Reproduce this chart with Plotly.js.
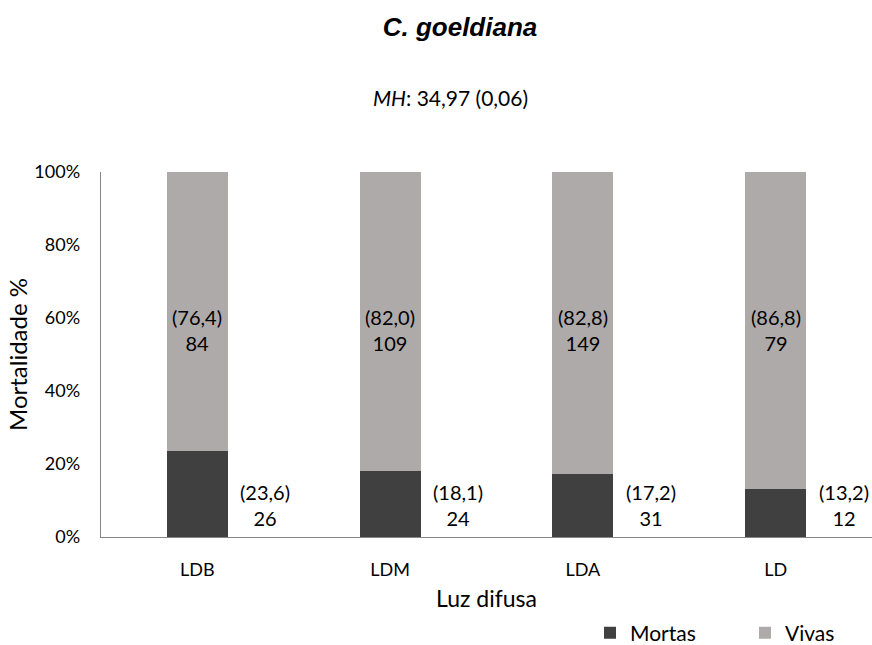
<!DOCTYPE html>
<html>
<head>
<meta charset="utf-8">
<script src="https://cdn.plot.ly/plotly-3.0.1.min.js"></script>
<style>html,body{margin:0;padding:0;background:#fff;}#chart{width:872px;height:645px;}</style>
</head>
<body>
<div id="chart"></div>
<script>
var categories = ['LDB', 'LDM', 'LDA', 'LD'];
var mortasPct = [23.6, 18.1, 17.2, 13.2];
var vivasPct = [76.4, 82.0, 82.8, 86.8];
var mortasN = [26, 24, 31, 12];
var vivasN = [84, 109, 149, 79];
var fmt = function (v) { return v.toFixed(1).replace('.', ','); };

var FONT = 'Lato, "Open Sans", sans-serif';
var traces = [
  {type: 'bar', name: 'Mortas', x: categories, y: mortasPct, width: 0.316,
   marker: {color: '#404040'}, hoverinfo: 'none'},
  {type: 'bar', name: 'Vivas', x: categories, y: vivasPct, width: 0.316,
   marker: {color: '#AEAAAA'}, hoverinfo: 'none'}
];

var annotations = [];
categories.forEach(function (c, i) {
  annotations.push({x: c, y: 56.7, xref: 'x', yref: 'y', showarrow: false,
    text: '(' + fmt(vivasPct[i]) + ')<br>' + vivasN[i],
    font: {family: FONT, size: 20, color: '#000'}});
  annotations.push({x: c, y: 8.8, xref: 'x', yref: 'y', showarrow: false, xshift: 68,
    text: '(' + fmt(mortasPct[i]) + ')<br>' + mortasN[i],
    font: {family: FONT, size: 20, color: '#000'}});
});
annotations.push({xref: 'paper', yref: 'paper', x: (451 - 101) / 772, y: (537 - 97) / 365, showarrow: false,
  xanchor: 'center', yanchor: 'middle',
  text: '<i>MH</i>: 34,97 (0,06)', font: {family: FONT, size: 21, color: '#000'}});

var layout = {
  width: 872, height: 645,
  paper_bgcolor: '#fff', plot_bgcolor: '#fff',
  margin: {l: 101, r: 0, t: 172, b: 108, autoexpand: false},
  barmode: 'stack',
  showlegend: true,
  font: {family: FONT, size: 18, color: '#000'},
  title: {text: '<b><i>C. goeldiana</i></b>', x: 460 / 872, xref: 'container', xanchor: 'center',
          y: 1 - 27 / 645, yref: 'container', yanchor: 'middle',
          font: {family: '"Liberation Sans", Arial, sans-serif', size: 26, color: '#000'}},
  xaxis: {type: 'category', range: [-0.5, 3.5], showline: true, linecolor: '#868686', linewidth: 1.3,
          showgrid: false, zeroline: false, ticks: 'outside', ticklen: 16, tickcolor: 'rgba(0,0,0,0)',
          tickfont: {family: FONT, size: 18},
          title: {text: 'Luz difusa', standoff: 21, font: {family: FONT, size: 23}}},
  yaxis: {range: [0, 100], dtick: 20, ticksuffix: '%', showline: true, linecolor: '#868686', linewidth: 1.3,
          showgrid: false, zeroline: false, ticks: 'outside', ticklen: 16, tickcolor: 'rgba(0,0,0,0)',
          tickfont: {family: FONT, size: 18},
          title: {text: 'Mortalidade %', standoff: 0, font: {family: FONT, size: 24}}},
  legend: {orientation: 'h', xref: 'container', x: 590 / 872, xanchor: 'left',
           yref: 'container', y: 1 - 633 / 645, yanchor: 'middle', tracegroupgap: 0,
           entrywidth: 110, entrywidthmode: 'pixels', font: {family: FONT, size: 21}, traceorder: 'normal'},
  annotations: annotations
};
Plotly.newPlot('chart', traces, layout, {displayModeBar: false, staticPlot: true});
</script>
</body>
</html>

§ **WHAT THE TASK ASKS**: Repeat the lines above, starting at the first and stopping after the line that holds "text: '<i>MH</i>: 34,97", with the pictures left out.

§ **ANSWER TO THIS EXERCISE**:
Reproduce this chart with Plotly.js.
<!DOCTYPE html>
<html>
<head>
<meta charset="utf-8">
<script src="https://cdn.plot.ly/plotly-3.0.1.min.js"></script>
<style>html,body{margin:0;padding:0;background:#fff;}#chart{width:872px;height:645px;}</style>
</head>
<body>
<div id="chart"></div>
<script>
var categories = ['LDB', 'LDM', 'LDA', 'LD'];
var mortasPct = [23.6, 18.1, 17.2, 13.2];
var vivasPct = [76.4, 82.0, 82.8, 86.8];
var mortasN = [26, 24, 31, 12];
var vivasN = [84, 109, 149, 79];
var fmt = function (v) { return v.toFixed(1).replace('.', ','); };

var FONT = 'Lato, "Open Sans", sans-serif';
var traces = [
  {type: 'bar', name: 'Mortas', x: categories, y: mortasPct, width: 0.316,
   marker: {color: '#404040'}, hoverinfo: 'none'},
  {type: 'bar', name: 'Vivas', x: categories, y: vivasPct, width: 0.316,
   marker: {color: '#AEAAAA'}, hoverinfo: 'none'}
];

var annotations = [];
categories.forEach(function (c, i) {
  annotations.push({x: c, y: 56.7, xref: 'x', yref: 'y', showarrow: false,
    text: '(' + fmt(vivasPct[i]) + ')<br>' + vivasN[i],
    font: {family: FONT, size: 20, color: '#000'}});
  annotations.push({x: c, y: 8.8, xref: 'x', yref: 'y', showarrow: false, xshift: 68,
    text: '(' + fmt(mortasPct[i]) + ')<br>' + mortasN[i],
    font: {family: FONT, size: 20, color: '#000'}});
});
annotations.push({xref: 'paper', yref: 'paper', x: (451 - 101) / 772, y: (537 - 97) / 365, showarrow: false,
  xanchor: 'center', yanchor: 'middle',
  text: '<i>MH</i>: 34,97 (0,06)', font: {family: FONT, size: 21, color: '#000'}});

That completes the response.